Aux Pays-Bas, et en Europe en général, c'est le grand sujet pour l'industrie solaire, promise à un déploiement massif au vu des objectifs énergétiques et climatiques des Etats: où trouver l'espace pour s'implanter, et se faire accepter ?
"On regarde partout", répond Maarten De Groot, du groupe GroenLeven, filiale de l'allemand BayWa, qui mise sur ces espaces où les installations peuvent faire "double usage".
Ainsi Piet Albers accueille-t-il, en guise de serre, des toits en panneaux photovoltaïques, posés à trois mètres du sol au-dessus de ses précieuses framboises.
"Je voyais les étés s'allonger, et ces fruits de la forêt brûler sous les serres. Il fallait les protéger", raconte-t-il.
L'agriculteur, qui produit, en monoculture, plus de 200 tonnes de framboises par an, n'engrange pas de loyer de la part de l'énergéticien, mais tire d'autres avantages depuis trois ans: des températures plus constantes, 25% d'arrosage en moins, une protection contre les grêlons, du plastique de serre économisé...
Un large sourire fend son visage buriné, alors que 37°C s'annoncent cette semaine dans sa région : "Sous serre, j'aurais dû jeter 10 à 20% des fruits".
BayWa en revanche a des surcoûts à assumer: panneaux non standard et moins productifs (semi-transparents pour filtrer la lumière), maintenance plus compliquée, énumère Maarten De Groot, pour qui "l'essor des projets à +double usage+ dépendra du soutien de l'Etat".
Un projet "agrivoltaïque" peut induire une perte de 15-25% de revenu par rapport aux parcs solaires au sol. Ces derniers, moins chers et plus productifs, resteront de ce fait nécessaires, estime le secteur.
A chaque projet, ses riverains
Cependant toutes les solutions émergentes ne sont pas forcément très coûteuses, souligne BayWa. A 50 km de chez M. Albers, l'entreprise a installé un parc flottant sur un lac de carrière.
Cette cavité de 30 m de fond, formée par des années d'extraction du sable et remise en eau, accueille désormais 17 hectares de panneaux solaires à perte de vue, sur la moitié de sa superficie.
"Les flotteurs sont une technologie éprouvée, pas du tout high tech", assemblés comme des pontons, montre Hugo Parant, chef de projets chez BayWa r.e. France. L'investissement est plus important qu'au sol, mais la construction rapide, la maintenance simple, et l'eau, en évitant toute surchauffe, accroît le rendement.
Sur l'eau eux aussi, une douzaine de transformateurs envoient au poste à terre 20.000 volts par un énorme câble, à destination d'environ 10.000 foyers.
Ici, l'énergéticien verse un loyer à la carrière, mais souvent il vend à l'industriel une électricité décarbonée et à prix stable.

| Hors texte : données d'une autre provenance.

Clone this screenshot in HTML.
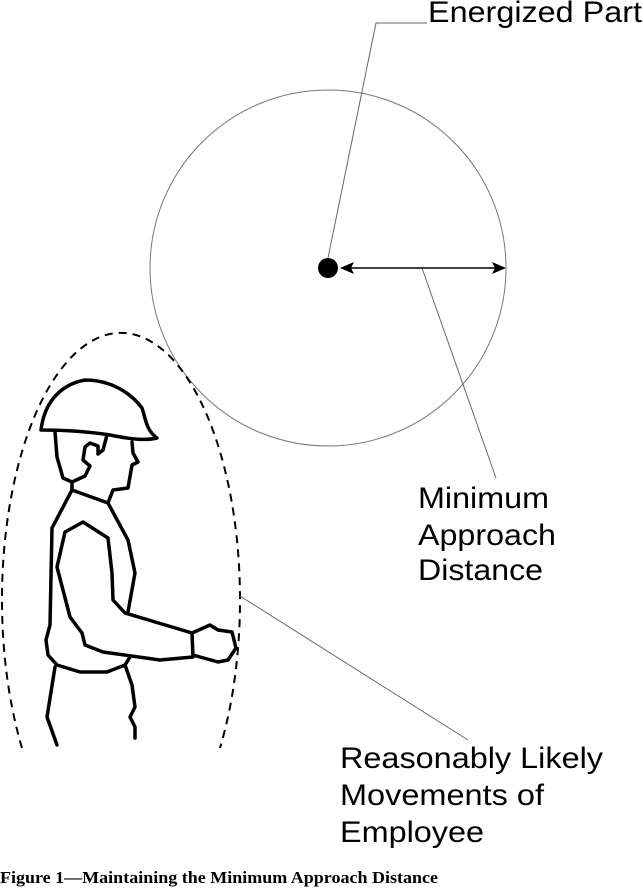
<!DOCTYPE html>
<html><head><meta charset="utf-8"><style>
html,body{margin:0;padding:0;background:#fff;}
svg{display:block;}
</style></head><body>
<svg width="643" height="888" viewBox="0 0 643 888" xmlns="http://www.w3.org/2000/svg">
<circle cx="328" cy="268" r="178" fill="none" stroke="#777" stroke-width="1"/>
<path d="M22,748 A119,267 0 1 1 220,748" fill="none" stroke="#000" stroke-width="2" stroke-dasharray="8,6"/>
<polyline points="328,258 376,23 427,23" fill="none" stroke="#666" stroke-width="1"/>
<line x1="422" y1="268" x2="496" y2="478" stroke="#666" stroke-width="1"/>
<line x1="240" y1="596" x2="468" y2="740" stroke="#666" stroke-width="1"/>
<circle cx="328" cy="268" r="10" fill="#000"/>
<line x1="345" y1="268" x2="500" y2="268" stroke="#000" stroke-width="1.5"/>
<polygon points="340,268 354,262 351,268 354,274" fill="#000"/>
<polygon points="506,268 492,262 495,268 492,274" fill="#000"/>
<g fill="none" stroke="#000" stroke-width="3.5" stroke-linejoin="round" stroke-linecap="round">
<path d="M41,430 C44,405 58,385 85,380 C110,380 130,392 142,408 C146,420 146,430 157,438 C145,441 130,439 110,435 C85,431 60,430 41,430 Z"/>
<polyline points="55,432 57,457 63,478 72,482 85,476 90,466 83,460 85,447 90,443 98,446 98,454 103,450 107,435"/>
<polyline points="132,442 133,453 138,462 132,465 128,488 113,490 108,503"/>
<polyline points="72,482 72,490 108,503 128,540 135,573 128,612"/>
<polyline points="72,490 52,528 50,625 46,640 48,655 57,665 80,672 107,672 125,665 130,657"/>
<polygon points="83,522 65,532 57,567 70,617 82,633 85,645 103,652 160,660 193,657 192,633 125,613 113,600 112,573 108,538"/>
<polyline points="192,633 210,625 218,630 232,632 236,648 228,660 218,662 193,655"/>
<polyline points="55,667 47,717 57,745"/>
<polyline points="125,665 132,685 135,707 130,717 135,727 135,738"/>
</g>
<g font-family="Liberation Sans, sans-serif" font-size="30" fill="#000" lengthAdjust="spacingAndGlyphs">
<text x="428" y="22" textLength="214" lengthAdjust="spacingAndGlyphs">Energized Part</text>
<text x="418" y="508" textLength="131" lengthAdjust="spacingAndGlyphs">Minimum</text>
<text x="418" y="545" textLength="138" lengthAdjust="spacingAndGlyphs">Approach</text>
<text x="418" y="580" textLength="125" lengthAdjust="spacingAndGlyphs">Distance</text>
<text x="340" y="768" textLength="263" lengthAdjust="spacingAndGlyphs">Reasonably Likely</text>
<text x="340" y="805" textLength="204" lengthAdjust="spacingAndGlyphs">Movements of</text>
<text x="340" y="842" textLength="144" lengthAdjust="spacingAndGlyphs">Employee</text>
</g>
<text x="0" y="883" font-family="Liberation Serif, serif" font-weight="bold" font-size="17" fill="#000" textLength="438" lengthAdjust="spacingAndGlyphs">Figure 1—Maintaining the Minimum Approach Distance</text>
</svg>
</body></html>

Ce parc d'Uivermeertjes est avec 29,8 mégawatts (MW) selon BayWa, le 2e plus grand parc flottant d'Europe. Le premier est aussi au Pays-Bas.
L'idée ne fait pas que des heureux, comme William Peters, qui y pêche carpes et tanches. "Les poissons grossissent, mais est-ce que cela continuera ?", demande-t-il aux représentants de l'industriel, qui tentent de le rassurer : une étude sur un autre plan d'eau a montré un faible écart de températures.
"Nous sommes un petit pays. Dès que vous avez un projet, vous trouvez un riverain, il faut vraiment réfléchir au partage de l'espace", note Maarten De Groot.
Dans le pays le plus densément peuplé d'Europe, le déploiement des énergies renouvelables a commencé avec l'éolien, dans le nord, moins habité. Il s'y trouve aujourd'hui limité par les capacités du réseau électrique, tandis que le sud est très urbanisé, et les toits déjà très équipés.
Or le défi est là: les Pays-Bas, qui visent la neutralité carbone en 2050, tirent des renouvelables moins de 12% de leur consommation d'énergie finale.
Mondialement, le constat est similaire: 2021 a vu un déploiement inédit des capacités solaires et éoliennes, mais il faudrait en installer chaque année quatre fois plus pour garder le réchauffement planétaire à 1,5°C, souligne l'Agence internationale de l'énergie.